Required work -> Go from the first line to the line with "const GREEN = '#70ad47', ORANGE" and return those lines verbatim, ends included.

Source data ->
......
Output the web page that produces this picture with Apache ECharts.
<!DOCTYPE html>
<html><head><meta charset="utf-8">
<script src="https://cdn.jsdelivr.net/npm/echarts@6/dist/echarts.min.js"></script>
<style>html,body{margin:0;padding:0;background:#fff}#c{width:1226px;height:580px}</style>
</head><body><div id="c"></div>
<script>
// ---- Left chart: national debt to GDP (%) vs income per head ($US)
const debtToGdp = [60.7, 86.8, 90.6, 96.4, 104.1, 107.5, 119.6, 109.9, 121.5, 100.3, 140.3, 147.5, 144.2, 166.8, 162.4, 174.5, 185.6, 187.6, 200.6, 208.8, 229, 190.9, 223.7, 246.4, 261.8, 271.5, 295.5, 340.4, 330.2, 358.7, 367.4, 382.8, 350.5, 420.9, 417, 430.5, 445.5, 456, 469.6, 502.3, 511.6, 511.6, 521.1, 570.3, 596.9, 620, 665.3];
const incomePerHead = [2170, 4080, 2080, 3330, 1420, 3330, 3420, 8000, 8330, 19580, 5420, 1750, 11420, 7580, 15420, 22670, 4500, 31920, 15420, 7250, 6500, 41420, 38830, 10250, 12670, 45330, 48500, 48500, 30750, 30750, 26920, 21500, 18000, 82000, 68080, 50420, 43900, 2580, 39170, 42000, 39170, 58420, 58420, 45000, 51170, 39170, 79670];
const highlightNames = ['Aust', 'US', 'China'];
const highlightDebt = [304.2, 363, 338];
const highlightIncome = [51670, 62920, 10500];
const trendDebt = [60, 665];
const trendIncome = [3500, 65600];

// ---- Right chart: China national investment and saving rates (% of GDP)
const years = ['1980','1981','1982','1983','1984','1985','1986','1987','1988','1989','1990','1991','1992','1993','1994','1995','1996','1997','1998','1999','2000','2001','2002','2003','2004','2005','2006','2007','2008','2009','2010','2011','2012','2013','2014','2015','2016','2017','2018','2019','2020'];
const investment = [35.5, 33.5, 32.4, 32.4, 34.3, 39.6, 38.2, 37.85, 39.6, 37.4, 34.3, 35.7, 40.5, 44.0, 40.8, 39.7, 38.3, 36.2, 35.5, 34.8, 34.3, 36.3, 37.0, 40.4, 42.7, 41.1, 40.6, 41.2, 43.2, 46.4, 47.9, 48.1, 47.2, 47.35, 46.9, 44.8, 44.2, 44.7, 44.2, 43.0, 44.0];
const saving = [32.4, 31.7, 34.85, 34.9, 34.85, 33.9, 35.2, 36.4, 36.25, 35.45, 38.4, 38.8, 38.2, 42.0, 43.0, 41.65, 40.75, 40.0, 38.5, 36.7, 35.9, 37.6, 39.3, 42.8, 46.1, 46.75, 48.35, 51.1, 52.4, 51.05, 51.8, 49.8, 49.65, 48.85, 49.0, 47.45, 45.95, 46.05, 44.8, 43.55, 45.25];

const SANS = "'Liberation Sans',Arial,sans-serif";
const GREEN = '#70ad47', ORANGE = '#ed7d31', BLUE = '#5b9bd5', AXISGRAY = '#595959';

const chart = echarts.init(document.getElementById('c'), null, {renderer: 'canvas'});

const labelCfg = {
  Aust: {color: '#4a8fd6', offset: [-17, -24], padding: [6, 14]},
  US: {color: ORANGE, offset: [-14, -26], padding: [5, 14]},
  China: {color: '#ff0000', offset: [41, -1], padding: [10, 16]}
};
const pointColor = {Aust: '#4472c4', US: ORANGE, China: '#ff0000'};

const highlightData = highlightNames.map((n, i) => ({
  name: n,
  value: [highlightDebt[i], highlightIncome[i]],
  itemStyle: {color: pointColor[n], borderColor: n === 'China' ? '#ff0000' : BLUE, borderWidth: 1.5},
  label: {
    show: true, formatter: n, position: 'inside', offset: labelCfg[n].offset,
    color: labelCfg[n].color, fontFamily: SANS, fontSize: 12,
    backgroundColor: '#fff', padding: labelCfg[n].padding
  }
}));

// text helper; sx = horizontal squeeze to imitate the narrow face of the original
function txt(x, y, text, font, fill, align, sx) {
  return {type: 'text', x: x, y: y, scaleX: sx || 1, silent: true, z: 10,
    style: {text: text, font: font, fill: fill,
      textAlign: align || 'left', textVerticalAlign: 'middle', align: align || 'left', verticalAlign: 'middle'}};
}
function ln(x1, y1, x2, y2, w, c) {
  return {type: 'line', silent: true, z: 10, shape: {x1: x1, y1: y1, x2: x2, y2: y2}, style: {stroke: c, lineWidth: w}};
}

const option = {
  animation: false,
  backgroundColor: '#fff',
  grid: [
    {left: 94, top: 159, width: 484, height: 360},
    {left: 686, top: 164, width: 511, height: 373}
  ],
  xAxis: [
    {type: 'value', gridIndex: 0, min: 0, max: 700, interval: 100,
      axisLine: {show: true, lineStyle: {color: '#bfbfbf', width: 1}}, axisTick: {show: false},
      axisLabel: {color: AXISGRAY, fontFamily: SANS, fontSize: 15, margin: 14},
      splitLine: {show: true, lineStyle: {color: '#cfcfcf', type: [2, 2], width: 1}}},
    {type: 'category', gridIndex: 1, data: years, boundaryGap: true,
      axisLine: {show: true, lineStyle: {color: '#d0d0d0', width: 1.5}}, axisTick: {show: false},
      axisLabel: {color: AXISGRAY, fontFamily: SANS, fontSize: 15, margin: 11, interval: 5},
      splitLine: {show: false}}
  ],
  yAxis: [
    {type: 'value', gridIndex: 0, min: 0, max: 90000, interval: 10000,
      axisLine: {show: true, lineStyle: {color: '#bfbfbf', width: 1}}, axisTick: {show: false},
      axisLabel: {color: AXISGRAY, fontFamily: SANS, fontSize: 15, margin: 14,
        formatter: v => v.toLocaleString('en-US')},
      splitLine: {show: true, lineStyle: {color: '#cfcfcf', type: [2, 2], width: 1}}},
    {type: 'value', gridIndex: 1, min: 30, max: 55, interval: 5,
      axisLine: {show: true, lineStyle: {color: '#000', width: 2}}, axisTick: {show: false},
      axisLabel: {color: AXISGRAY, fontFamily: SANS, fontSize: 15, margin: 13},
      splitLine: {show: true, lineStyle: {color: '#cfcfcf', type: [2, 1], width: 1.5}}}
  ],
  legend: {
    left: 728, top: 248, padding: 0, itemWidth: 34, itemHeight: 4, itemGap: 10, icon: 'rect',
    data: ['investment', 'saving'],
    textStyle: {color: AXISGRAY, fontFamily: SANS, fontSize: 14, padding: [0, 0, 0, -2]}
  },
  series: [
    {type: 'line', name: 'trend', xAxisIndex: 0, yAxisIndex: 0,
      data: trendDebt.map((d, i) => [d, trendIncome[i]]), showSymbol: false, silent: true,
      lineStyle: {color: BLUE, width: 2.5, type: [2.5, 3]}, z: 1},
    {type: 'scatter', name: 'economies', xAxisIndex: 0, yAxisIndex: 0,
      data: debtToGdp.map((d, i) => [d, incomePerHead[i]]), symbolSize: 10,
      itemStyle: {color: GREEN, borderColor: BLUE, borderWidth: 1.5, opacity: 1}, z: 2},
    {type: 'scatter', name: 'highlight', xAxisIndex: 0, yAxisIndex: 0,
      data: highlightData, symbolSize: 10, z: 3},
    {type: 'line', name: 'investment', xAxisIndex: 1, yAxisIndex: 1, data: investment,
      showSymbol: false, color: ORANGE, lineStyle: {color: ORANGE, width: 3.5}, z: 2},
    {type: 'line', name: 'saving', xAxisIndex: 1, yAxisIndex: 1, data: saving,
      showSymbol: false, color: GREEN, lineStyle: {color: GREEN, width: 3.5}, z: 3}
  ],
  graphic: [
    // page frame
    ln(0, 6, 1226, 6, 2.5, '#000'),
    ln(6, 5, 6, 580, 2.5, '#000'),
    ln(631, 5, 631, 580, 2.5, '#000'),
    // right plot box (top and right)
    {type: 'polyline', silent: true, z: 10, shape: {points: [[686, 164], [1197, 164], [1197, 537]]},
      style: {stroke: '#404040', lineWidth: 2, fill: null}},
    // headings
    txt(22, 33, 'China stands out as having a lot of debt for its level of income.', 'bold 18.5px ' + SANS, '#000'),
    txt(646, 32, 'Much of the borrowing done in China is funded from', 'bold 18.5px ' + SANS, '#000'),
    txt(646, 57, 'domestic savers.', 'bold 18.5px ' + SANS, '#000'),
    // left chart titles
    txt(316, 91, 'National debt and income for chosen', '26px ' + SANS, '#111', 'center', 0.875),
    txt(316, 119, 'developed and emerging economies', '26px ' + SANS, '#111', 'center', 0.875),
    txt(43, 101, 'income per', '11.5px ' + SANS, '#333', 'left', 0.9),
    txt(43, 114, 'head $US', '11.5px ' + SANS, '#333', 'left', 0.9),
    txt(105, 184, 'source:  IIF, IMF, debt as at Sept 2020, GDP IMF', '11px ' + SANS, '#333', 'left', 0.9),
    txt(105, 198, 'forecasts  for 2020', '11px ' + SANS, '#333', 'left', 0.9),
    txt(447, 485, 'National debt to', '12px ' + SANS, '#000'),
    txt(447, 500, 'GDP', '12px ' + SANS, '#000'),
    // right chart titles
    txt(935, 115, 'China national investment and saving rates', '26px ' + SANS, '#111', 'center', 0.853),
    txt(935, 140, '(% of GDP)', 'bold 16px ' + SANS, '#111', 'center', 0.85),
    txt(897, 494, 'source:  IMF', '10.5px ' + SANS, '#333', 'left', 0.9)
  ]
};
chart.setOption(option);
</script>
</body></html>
......
Solution to this problem ->
Output the web page that produces this picture with Apache ECharts.
<!DOCTYPE html>
<html><head><meta charset="utf-8">
<script src="https://cdn.jsdelivr.net/npm/echarts@6/dist/echarts.min.js"></script>
<style>html,body{margin:0;padding:0;background:#fff}#c{width:1226px;height:580px}</style>
</head><body><div id="c"></div>
<script>
// ---- Left chart: national debt to GDP (%) vs income per head ($US)
const debtToGdp = [60.7, 86.8, 90.6, 96.4, 104.1, 107.5, 119.6, 109.9, 121.5, 100.3, 140.3, 147.5, 144.2, 166.8, 162.4, 174.5, 185.6, 187.6, 200.6, 208.8, 229, 190.9, 223.7, 246.4, 261.8, 271.5, 295.5, 340.4, 330.2, 358.7, 367.4, 382.8, 350.5, 420.9, 417, 430.5, 445.5, 456, 469.6, 502.3, 511.6, 511.6, 521.1, 570.3, 596.9, 620, 665.3];
const incomePerHead = [2170, 4080, 2080, 3330, 1420, 3330, 3420, 8000, 8330, 19580, 5420, 1750, 11420, 7580, 15420, 22670, 4500, 31920, 15420, 7250, 6500, 41420, 38830, 10250, 12670, 45330, 48500, 48500, 30750, 30750, 26920, 21500, 18000, 82000, 68080, 50420, 43900, 2580, 39170, 42000, 39170, 58420, 58420, 45000, 51170, 39170, 79670];
const highlightNames = ['Aust', 'US', 'China'];
const highlightDebt = [304.2, 363, 338];
const highlightIncome = [51670, 62920, 10500];
const trendDebt = [60, 665];
const trendIncome = [3500, 65600];

// ---- Right chart: China national investment and saving rates (% of GDP)
const years = ['1980','1981','1982','1983','1984','1985','1986','1987','1988','1989','1990','1991','1992','1993','1994','1995','1996','1997','1998','1999','2000','2001','2002','2003','2004','2005','2006','2007','2008','2009','2010','2011','2012','2013','2014','2015','2016','2017','2018','2019','2020'];
const investment = [35.5, 33.5, 32.4, 32.4, 34.3, 39.6, 38.2, 37.85, 39.6, 37.4, 34.3, 35.7, 40.5, 44.0, 40.8, 39.7, 38.3, 36.2, 35.5, 34.8, 34.3, 36.3, 37.0, 40.4, 42.7, 41.1, 40.6, 41.2, 43.2, 46.4, 47.9, 48.1, 47.2, 47.35, 46.9, 44.8, 44.2, 44.7, 44.2, 43.0, 44.0];
const saving = [32.4, 31.7, 34.85, 34.9, 34.85, 33.9, 35.2, 36.4, 36.25, 35.45, 38.4, 38.8, 38.2, 42.0, 43.0, 41.65, 40.75, 40.0, 38.5, 36.7, 35.9, 37.6, 39.3, 42.8, 46.1, 46.75, 48.35, 51.1, 52.4, 51.05, 51.8, 49.8, 49.65, 48.85, 49.0, 47.45, 45.95, 46.05, 44.8, 43.55, 45.25];

const SANS = "'Liberation Sans',Arial,sans-serif";
const GREEN = '#70ad47', ORANGE = '#ed7d31', BLUE = '#5b9bd5', AXISGRAY = '#595959';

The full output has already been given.